Given that an average 80% of all Burundian trade transits the port of Dar es Salaam, what plans have been laid down to ensure healthy and even balanced trade between your country and Tanzania?

It is true that most Burundian trade effectively transits through the port of Dar es Salaam, Tanzania. This is not only due to the geographical location of Burundi—a landlocked country—but also reflects the close relations and cooperation existing between the United Republic of Tanzania and the Republic of Burundi. Both countries understand the importance of this relationship, and constantly endeavour to widen and deepen it. In the framework of the implementation of the East African Community Single Customs Territory, Burundi has tasked its revenue authority officers with ensuring that cargo heading to Burundi that transits through Dar es Salaam is swiftly shipped either by road up to Bujumbura through the Kobero-Kabanga One-Stop Border, or by train up to the port of Kigoma and thereafter to Burundian ports (Nyanza Lac, Rumonge, Bujumbura) via Lake Tanganyika. There are further plans to make the Isaka-Musongati-Bujumbura railway line operational in the near future. Burundi has conducted conclusive studies pertaining to safety on Lake Tanganyika, which gives ample room for both Tanzania and Burundi to take the lead in developing the Lake Tanganyika basin to enable the free movement of goods, people, services, and capital in the area to flourish, and through this uplift the standards of living in our region. To this end, Burundi has developed plans to diversify its export capabilities, and Burundian companies such as Brarudi have started exporting their products to Tanzania.

What makes Burundi in particular an attractive market for businesses in Tanzania and vice versa?

The United Republic of Tanzania and the Republic of Burundi have long-standing historical and cultural ties on which to premise multifaceted trading arrangements.
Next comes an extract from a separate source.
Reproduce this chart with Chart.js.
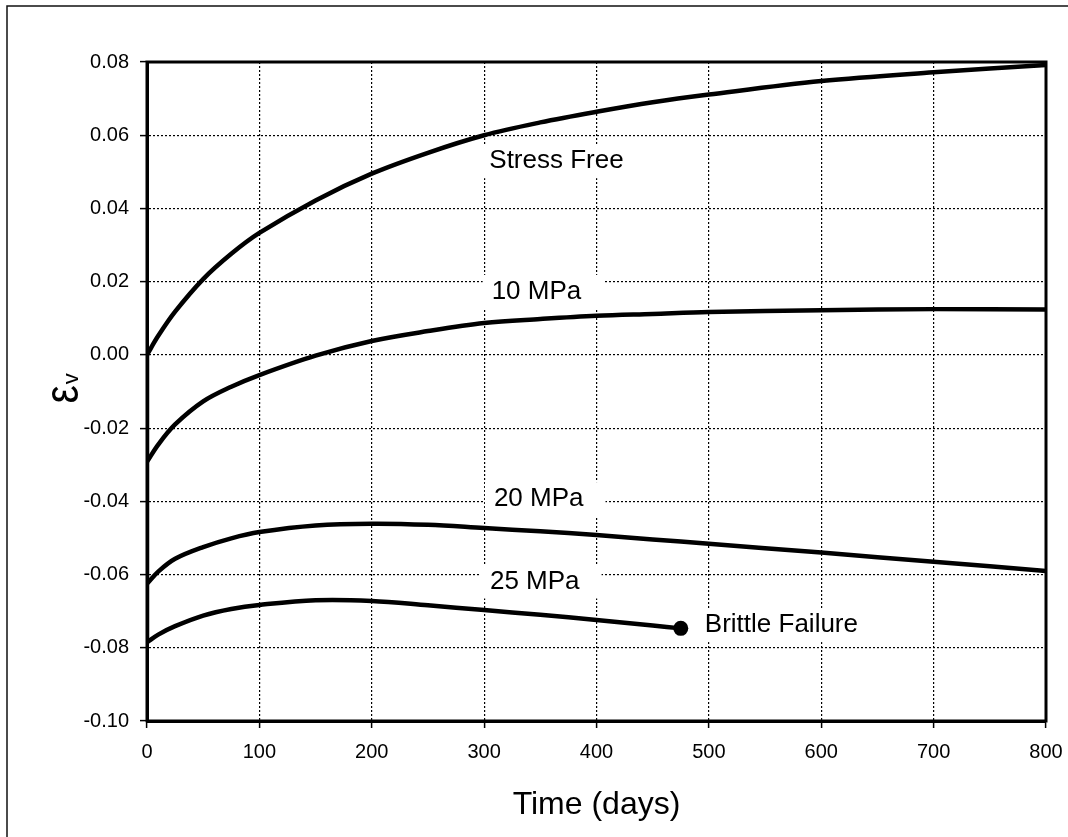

Burundians and Tanzanians are close neighbors, both geographically and spiritually, and over the years both our peoples have developed a common understanding, as well as sharing the same vision and destiny. This shared cultural and social knowledge is critical for successful businesses.

Tanzania and Burundi have long maintained ties, and the growing number of Burundian citizens living in Tanzania testify to this. What will be the focus of Burundian-Tanzanian relations going forward?

The focus of these is obviously to strengthen and further diversify our areas of cooperation. Everything calls upon the United Republic of Tanzania and the Republic of Burundi to effectively implemement the East African Community integration agenda, which we strongly support as complementary to what we are doing internally to raise the standards of living of East African citizens in general and the people of Tanzania and Burundi in particular. We would like to see the United Republic of Tanzania and the Republic of Burundi take the lead in promoting Kiswahili and French through university-level cultural exchanges between teachers and students, as well as other professionals.

What can be achieved, in real terms, for member states, through streamlined cooperation in the East African Community (EAC)?

The East African Community Partner States have agreed on the scope of their cooperation in the framework of the East African Community (EAC) integration agenda in terms of political, diplomatic and judicial affairs, infrastructure, economic, social and productive sectors. In these sectors, there is a wide range of projects and programs, which, as partner states, we need to see implemented. In concrete terms, the EAC is now operating under a single customs territory, enabling the passage of goods with reduced transport costs and travel times. What is more, since partner states now operate in the EAC single market, there is now access to 160 million consumers. This is significant for both the private sector, as well as for micro and small businesses, which can prosper, create wealth, and boost job creation. Moreover, the East African Community Partner States have agreed to fast-track the implementation of projects and programs so as to achieve 17 sustainable development goals. Poised both as a single customs territory and a common market that aspires to higher stages of integration—the monetary union in 2024 and ultimately the federation of East Africa—the EAC is also set to pool its higher education resources, creating better mobility for university staff and students within the region. Such initiatives are definitely critical for the free movement of people, labor, and services in the region.

What challenges do you expect to encounter during this path to integration, and how might they be overcome?

The journey to integration is not a sprint. Nor does it happen overnight. Integration is a process, not an event. One of the challenges is to remain focused, keep the momentum, and sustain the process, especially by capitalizing on the acquis communautaire and achievements in different sectors of daily life. Hurdles on this journey are inevitable. We must consolidate consensus on critical issues and programs so that all the partner states grow at the same rate and sing together to the tune of sharing the same vision, objectives, and destiny. A saying in East Africa goes as follows: “If you want to go fast, go alone; but if you want to go far, go together with others.” Indeed, integration requires a constant spirit of togetherness and unity. There is a need for EAC to move as a block in the context of globalization and the regionalization of relations, including trade, to generate prosperity. The third biggest challenge is unlocking the potential of the EAC and eliminating all the barriers that impede cooperation within it.